━━━ Listed entries ━━━

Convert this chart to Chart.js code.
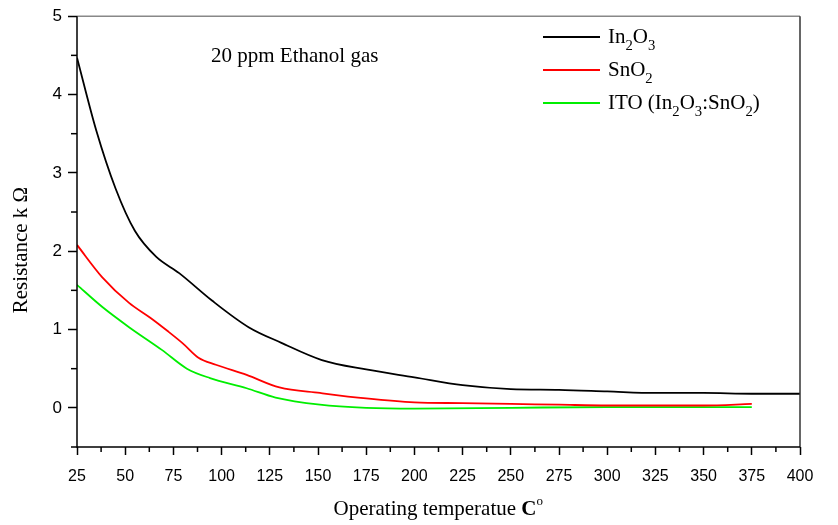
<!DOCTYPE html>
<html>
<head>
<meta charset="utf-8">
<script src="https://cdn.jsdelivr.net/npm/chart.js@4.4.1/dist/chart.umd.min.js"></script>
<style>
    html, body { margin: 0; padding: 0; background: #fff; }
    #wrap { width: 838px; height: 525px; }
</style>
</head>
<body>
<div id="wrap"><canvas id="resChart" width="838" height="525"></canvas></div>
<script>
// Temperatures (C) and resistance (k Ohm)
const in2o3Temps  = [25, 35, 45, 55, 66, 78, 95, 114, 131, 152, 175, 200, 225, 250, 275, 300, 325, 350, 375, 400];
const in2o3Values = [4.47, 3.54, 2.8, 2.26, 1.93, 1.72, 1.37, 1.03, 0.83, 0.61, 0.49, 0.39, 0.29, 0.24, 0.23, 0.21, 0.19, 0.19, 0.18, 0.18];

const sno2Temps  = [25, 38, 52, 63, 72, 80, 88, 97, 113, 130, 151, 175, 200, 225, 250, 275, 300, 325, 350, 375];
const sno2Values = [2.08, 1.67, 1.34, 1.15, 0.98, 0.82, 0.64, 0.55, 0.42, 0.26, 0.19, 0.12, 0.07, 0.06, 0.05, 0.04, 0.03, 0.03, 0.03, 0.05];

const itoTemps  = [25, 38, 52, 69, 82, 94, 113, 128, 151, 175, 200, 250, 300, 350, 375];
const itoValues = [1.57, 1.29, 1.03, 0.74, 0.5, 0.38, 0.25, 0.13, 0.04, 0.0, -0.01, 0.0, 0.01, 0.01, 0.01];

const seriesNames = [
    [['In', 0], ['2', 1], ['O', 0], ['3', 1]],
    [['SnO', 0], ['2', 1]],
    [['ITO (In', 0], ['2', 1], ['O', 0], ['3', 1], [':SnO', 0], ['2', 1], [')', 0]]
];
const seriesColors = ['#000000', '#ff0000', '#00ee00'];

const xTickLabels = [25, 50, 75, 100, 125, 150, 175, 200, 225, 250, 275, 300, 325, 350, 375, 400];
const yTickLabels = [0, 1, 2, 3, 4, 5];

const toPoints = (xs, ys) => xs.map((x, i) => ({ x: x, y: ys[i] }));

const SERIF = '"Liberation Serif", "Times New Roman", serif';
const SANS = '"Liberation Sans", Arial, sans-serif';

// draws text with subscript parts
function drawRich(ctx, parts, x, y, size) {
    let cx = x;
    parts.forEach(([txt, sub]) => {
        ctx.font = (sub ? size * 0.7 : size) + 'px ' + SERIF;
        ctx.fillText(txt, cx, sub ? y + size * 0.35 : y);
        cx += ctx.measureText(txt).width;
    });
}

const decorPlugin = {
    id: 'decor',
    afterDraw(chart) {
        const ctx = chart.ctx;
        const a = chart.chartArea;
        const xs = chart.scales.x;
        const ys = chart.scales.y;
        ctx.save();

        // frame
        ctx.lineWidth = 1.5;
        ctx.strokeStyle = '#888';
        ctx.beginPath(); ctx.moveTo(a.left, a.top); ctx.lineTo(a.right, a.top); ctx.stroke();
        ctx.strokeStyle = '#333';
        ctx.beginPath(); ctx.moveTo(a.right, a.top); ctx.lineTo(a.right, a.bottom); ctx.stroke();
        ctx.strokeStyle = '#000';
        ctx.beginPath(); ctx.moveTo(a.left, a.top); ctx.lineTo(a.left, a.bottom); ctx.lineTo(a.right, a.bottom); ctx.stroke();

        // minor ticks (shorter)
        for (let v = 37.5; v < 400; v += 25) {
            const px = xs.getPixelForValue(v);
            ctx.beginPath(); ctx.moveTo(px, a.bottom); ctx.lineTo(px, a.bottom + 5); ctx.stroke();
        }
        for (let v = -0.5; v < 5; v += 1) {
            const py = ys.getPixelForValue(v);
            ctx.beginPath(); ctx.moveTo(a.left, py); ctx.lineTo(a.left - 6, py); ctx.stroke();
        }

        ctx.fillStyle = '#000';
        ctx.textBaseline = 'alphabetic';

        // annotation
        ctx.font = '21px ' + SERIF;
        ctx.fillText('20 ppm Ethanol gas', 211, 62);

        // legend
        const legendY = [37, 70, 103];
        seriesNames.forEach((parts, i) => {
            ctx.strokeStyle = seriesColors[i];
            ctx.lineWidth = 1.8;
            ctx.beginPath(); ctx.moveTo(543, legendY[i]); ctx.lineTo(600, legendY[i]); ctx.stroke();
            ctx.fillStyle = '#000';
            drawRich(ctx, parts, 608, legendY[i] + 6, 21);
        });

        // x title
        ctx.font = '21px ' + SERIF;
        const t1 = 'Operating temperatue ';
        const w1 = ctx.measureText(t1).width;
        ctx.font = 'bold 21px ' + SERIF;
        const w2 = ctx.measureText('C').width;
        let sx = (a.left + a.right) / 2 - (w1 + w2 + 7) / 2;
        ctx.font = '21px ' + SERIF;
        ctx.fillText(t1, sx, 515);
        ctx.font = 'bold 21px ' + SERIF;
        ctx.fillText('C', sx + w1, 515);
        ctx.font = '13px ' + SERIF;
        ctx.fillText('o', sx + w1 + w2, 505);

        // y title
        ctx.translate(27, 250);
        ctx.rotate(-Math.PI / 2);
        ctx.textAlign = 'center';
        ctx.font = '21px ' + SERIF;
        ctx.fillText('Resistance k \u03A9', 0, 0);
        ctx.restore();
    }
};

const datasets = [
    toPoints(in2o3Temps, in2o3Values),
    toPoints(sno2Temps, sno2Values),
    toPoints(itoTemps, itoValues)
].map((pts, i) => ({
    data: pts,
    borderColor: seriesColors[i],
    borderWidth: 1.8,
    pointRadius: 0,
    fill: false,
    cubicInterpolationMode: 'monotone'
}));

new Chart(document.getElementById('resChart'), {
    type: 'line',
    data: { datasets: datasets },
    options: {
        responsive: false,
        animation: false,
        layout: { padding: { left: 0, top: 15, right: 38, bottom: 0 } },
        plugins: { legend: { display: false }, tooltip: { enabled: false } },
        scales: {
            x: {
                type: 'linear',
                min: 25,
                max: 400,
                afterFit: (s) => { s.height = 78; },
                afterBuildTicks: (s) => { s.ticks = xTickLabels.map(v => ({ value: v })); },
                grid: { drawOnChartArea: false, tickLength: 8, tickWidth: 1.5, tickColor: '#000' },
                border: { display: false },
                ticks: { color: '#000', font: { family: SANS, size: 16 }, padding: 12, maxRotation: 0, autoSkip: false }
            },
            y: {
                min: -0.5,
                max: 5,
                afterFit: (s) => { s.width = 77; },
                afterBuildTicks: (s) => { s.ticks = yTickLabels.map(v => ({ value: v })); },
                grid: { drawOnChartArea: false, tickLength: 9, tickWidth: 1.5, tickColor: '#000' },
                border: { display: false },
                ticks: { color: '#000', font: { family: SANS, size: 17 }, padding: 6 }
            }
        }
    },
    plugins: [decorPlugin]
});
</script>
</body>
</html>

━━━
━━━ Listed entries ━━━

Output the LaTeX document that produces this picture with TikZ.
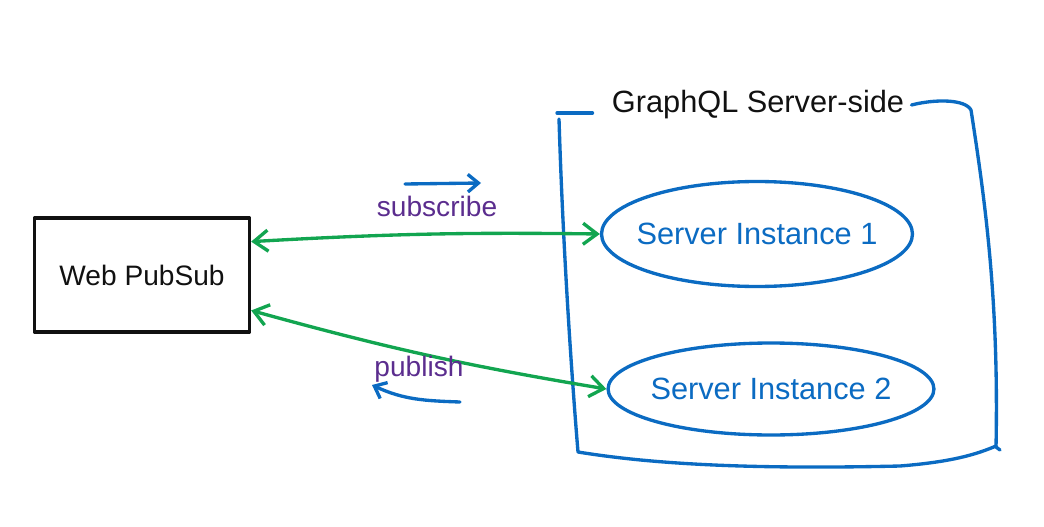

━━━

What is needed: In the records above, locate every line with the string "document" and copy it.

Written solution:
new Chart(document.getElementById('resChart'), {
Output the LaTeX document that produces this picture with TikZ.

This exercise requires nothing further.